**What to produce**
Repeat exactly the lines running from the first line of the data to the line containing "0.106, 0.130, 0.0958];", both ends included, and nothing else; drop the pictures.

**Source material**

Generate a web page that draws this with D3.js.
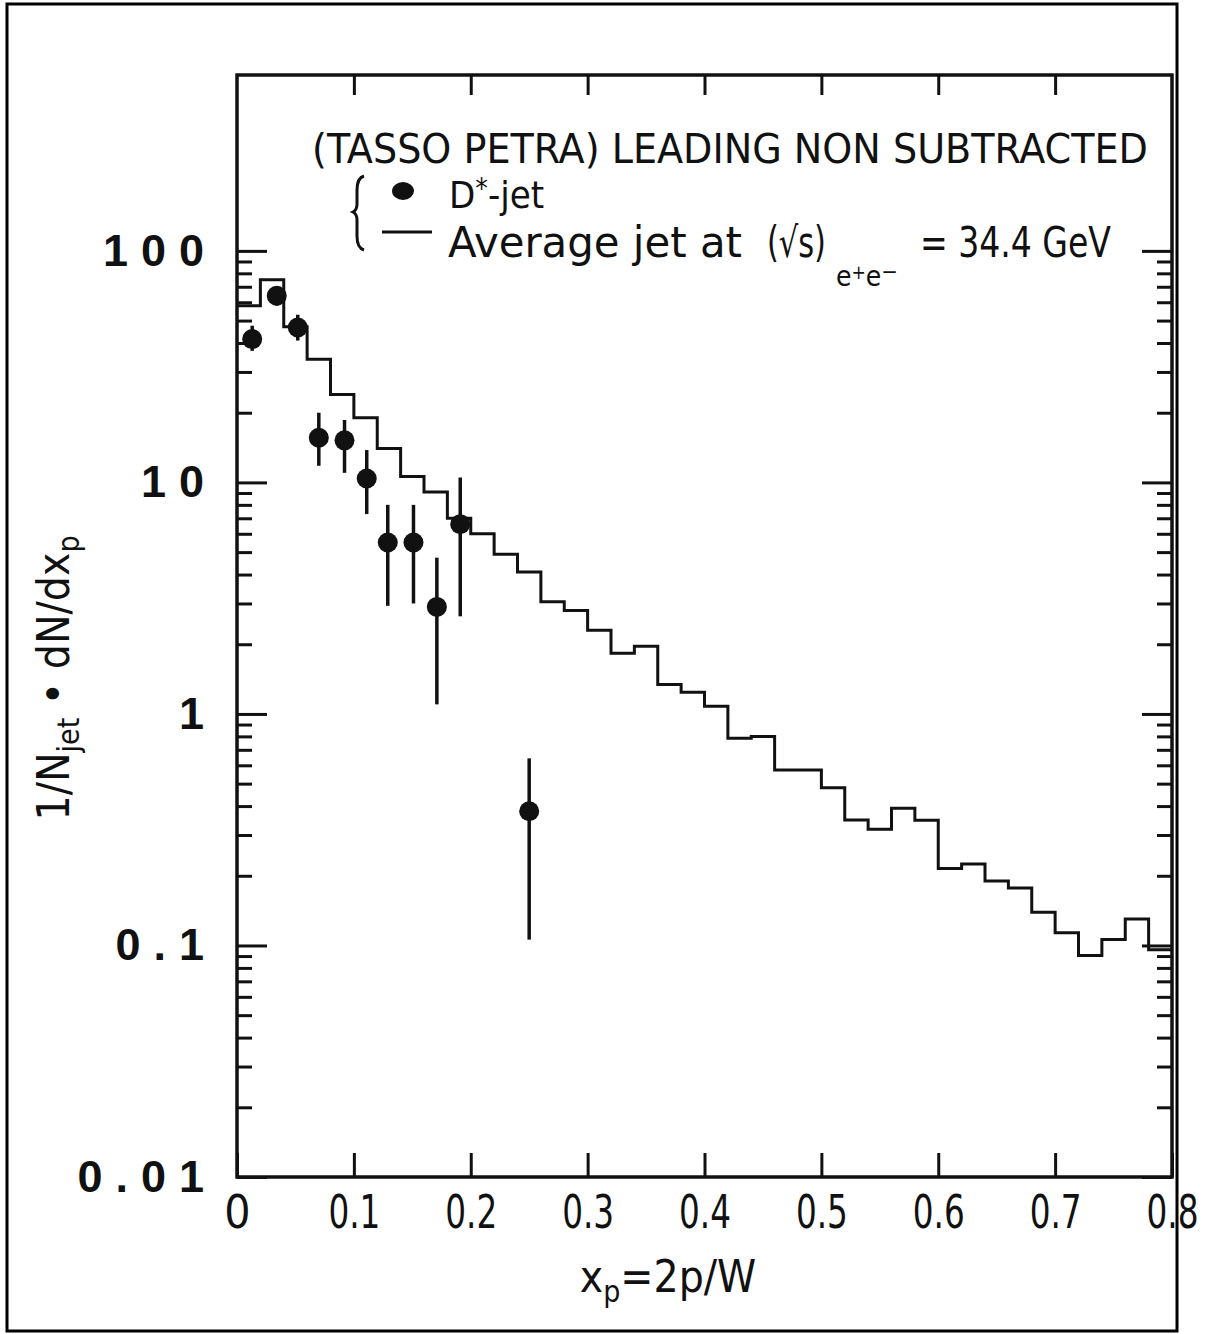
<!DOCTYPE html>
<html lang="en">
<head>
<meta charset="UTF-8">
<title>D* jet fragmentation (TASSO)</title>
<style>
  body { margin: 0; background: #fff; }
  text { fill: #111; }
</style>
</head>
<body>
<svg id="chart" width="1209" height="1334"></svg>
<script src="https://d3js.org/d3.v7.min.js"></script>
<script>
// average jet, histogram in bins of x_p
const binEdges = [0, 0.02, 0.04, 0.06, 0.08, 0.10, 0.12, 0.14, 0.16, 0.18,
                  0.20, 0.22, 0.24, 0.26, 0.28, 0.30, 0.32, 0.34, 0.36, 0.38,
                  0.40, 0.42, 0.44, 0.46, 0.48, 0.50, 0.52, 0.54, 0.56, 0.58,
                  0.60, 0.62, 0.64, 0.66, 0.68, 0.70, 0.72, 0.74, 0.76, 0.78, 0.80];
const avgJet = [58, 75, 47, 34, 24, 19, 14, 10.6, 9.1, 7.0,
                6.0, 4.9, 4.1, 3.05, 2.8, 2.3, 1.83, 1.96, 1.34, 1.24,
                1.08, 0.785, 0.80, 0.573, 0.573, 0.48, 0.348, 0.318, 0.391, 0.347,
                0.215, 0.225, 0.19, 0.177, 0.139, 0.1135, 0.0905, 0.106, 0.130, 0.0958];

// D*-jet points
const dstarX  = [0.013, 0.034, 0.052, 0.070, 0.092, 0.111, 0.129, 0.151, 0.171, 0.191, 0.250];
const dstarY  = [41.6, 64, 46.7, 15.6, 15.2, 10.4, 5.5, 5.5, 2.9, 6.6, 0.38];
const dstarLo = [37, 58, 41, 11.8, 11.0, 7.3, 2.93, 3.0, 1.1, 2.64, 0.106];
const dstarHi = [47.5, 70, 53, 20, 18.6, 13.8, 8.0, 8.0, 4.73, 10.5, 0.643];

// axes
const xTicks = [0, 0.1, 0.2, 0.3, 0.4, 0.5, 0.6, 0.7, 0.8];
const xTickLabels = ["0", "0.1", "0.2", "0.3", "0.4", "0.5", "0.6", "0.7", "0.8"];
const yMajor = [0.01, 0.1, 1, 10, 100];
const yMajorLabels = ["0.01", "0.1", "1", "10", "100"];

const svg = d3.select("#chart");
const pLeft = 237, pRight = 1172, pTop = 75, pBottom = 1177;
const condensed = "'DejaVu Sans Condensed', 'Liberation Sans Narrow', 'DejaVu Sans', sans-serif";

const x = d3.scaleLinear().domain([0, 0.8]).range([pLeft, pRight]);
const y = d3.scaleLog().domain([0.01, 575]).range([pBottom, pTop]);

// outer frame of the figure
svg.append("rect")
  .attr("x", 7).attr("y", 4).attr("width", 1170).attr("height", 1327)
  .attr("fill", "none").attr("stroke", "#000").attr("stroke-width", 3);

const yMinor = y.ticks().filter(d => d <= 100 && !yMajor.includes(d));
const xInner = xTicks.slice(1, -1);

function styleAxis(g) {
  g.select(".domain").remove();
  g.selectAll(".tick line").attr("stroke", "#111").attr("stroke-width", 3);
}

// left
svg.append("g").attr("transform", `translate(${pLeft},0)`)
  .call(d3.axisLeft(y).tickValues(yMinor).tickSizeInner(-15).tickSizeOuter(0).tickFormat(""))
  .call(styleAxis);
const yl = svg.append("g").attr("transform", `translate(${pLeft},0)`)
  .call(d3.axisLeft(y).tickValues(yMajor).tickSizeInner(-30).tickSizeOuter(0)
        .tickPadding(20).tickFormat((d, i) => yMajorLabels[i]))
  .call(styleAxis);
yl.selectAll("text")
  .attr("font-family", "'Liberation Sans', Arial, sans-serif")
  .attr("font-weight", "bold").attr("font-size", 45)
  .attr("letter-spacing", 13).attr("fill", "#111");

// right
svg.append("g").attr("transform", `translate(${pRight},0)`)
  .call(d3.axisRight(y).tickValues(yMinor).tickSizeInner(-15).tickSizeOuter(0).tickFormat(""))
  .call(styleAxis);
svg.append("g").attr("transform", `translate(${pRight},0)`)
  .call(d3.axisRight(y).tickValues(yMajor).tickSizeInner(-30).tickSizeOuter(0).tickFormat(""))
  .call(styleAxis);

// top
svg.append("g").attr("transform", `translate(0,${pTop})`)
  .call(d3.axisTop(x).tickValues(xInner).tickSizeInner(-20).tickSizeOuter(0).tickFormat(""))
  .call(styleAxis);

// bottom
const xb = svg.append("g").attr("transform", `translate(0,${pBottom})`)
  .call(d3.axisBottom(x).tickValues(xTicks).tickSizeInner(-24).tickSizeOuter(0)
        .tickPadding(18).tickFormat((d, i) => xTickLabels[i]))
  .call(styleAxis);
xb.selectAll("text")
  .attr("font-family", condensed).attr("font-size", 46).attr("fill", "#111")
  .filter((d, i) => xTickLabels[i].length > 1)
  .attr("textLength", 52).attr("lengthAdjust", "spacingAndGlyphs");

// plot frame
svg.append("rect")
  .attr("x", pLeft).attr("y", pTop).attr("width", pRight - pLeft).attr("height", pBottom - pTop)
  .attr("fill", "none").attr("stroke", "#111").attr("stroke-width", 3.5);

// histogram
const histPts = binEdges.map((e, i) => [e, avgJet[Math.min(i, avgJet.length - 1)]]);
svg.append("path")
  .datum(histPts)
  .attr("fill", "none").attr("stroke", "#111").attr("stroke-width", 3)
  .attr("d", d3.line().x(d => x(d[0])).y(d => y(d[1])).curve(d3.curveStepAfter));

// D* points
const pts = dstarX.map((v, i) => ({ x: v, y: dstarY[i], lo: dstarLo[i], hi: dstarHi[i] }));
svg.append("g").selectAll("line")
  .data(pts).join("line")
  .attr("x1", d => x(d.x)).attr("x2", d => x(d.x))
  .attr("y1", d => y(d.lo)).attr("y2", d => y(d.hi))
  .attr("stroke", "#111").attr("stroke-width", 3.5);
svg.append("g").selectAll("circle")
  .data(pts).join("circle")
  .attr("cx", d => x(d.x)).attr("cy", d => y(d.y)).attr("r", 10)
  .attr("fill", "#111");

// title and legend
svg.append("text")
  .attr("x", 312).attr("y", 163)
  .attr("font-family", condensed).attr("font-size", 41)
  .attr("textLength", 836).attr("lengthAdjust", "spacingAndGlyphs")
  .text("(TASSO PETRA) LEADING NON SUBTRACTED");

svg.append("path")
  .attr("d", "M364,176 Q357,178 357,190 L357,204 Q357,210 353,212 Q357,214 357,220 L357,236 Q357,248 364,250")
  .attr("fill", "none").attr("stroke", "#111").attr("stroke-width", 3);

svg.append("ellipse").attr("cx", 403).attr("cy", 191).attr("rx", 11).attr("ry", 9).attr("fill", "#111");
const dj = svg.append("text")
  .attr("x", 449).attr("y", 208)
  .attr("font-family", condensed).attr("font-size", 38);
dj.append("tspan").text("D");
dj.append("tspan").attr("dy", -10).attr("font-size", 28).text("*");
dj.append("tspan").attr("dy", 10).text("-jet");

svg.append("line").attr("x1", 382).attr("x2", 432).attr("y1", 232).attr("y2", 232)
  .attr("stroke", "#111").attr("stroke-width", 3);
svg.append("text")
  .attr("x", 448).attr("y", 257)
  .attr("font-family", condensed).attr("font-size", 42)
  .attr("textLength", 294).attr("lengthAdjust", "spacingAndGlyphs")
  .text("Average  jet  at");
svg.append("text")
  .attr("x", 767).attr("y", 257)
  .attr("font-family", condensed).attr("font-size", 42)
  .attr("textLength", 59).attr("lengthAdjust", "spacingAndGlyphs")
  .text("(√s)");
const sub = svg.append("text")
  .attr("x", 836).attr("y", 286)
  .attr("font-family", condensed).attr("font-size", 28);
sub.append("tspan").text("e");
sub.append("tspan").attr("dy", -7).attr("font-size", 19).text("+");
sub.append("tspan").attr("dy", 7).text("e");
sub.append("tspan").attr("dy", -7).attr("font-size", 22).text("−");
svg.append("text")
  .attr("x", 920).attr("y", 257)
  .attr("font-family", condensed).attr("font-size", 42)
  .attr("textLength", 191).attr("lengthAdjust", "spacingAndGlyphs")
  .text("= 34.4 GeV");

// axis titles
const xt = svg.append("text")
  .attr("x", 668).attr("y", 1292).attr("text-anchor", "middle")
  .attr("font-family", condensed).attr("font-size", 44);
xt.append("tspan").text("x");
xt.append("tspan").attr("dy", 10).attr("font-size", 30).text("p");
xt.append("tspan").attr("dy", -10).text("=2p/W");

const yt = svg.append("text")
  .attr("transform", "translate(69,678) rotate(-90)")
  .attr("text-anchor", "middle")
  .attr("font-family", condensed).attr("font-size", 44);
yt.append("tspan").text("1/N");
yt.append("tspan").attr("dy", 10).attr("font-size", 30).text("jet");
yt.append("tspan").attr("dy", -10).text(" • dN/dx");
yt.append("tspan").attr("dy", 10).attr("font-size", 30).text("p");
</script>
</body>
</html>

**Answer below**
Generate a web page that draws this with D3.js.
<!DOCTYPE html>
<html lang="en">
<head>
<meta charset="UTF-8">
<title>D* jet fragmentation (TASSO)</title>
<style>
  body { margin: 0; background: #fff; }
  text { fill: #111; }
</style>
</head>
<body>
<svg id="chart" width="1209" height="1334"></svg>
<script src="https://d3js.org/d3.v7.min.js"></script>
<script>
// average jet, histogram in bins of x_p
const binEdges = [0, 0.02, 0.04, 0.06, 0.08, 0.10, 0.12, 0.14, 0.16, 0.18,
                  0.20, 0.22, 0.24, 0.26, 0.28, 0.30, 0.32, 0.34, 0.36, 0.38,
                  0.40, 0.42, 0.44, 0.46, 0.48, 0.50, 0.52, 0.54, 0.56, 0.58,
                  0.60, 0.62, 0.64, 0.66, 0.68, 0.70, 0.72, 0.74, 0.76, 0.78, 0.80];
const avgJet = [58, 75, 47, 34, 24, 19, 14, 10.6, 9.1, 7.0,
                6.0, 4.9, 4.1, 3.05, 2.8, 2.3, 1.83, 1.96, 1.34, 1.24,
                1.08, 0.785, 0.80, 0.573, 0.573, 0.48, 0.348, 0.318, 0.391, 0.347,
                0.215, 0.225, 0.19, 0.177, 0.139, 0.1135, 0.0905, 0.106, 0.130, 0.0958];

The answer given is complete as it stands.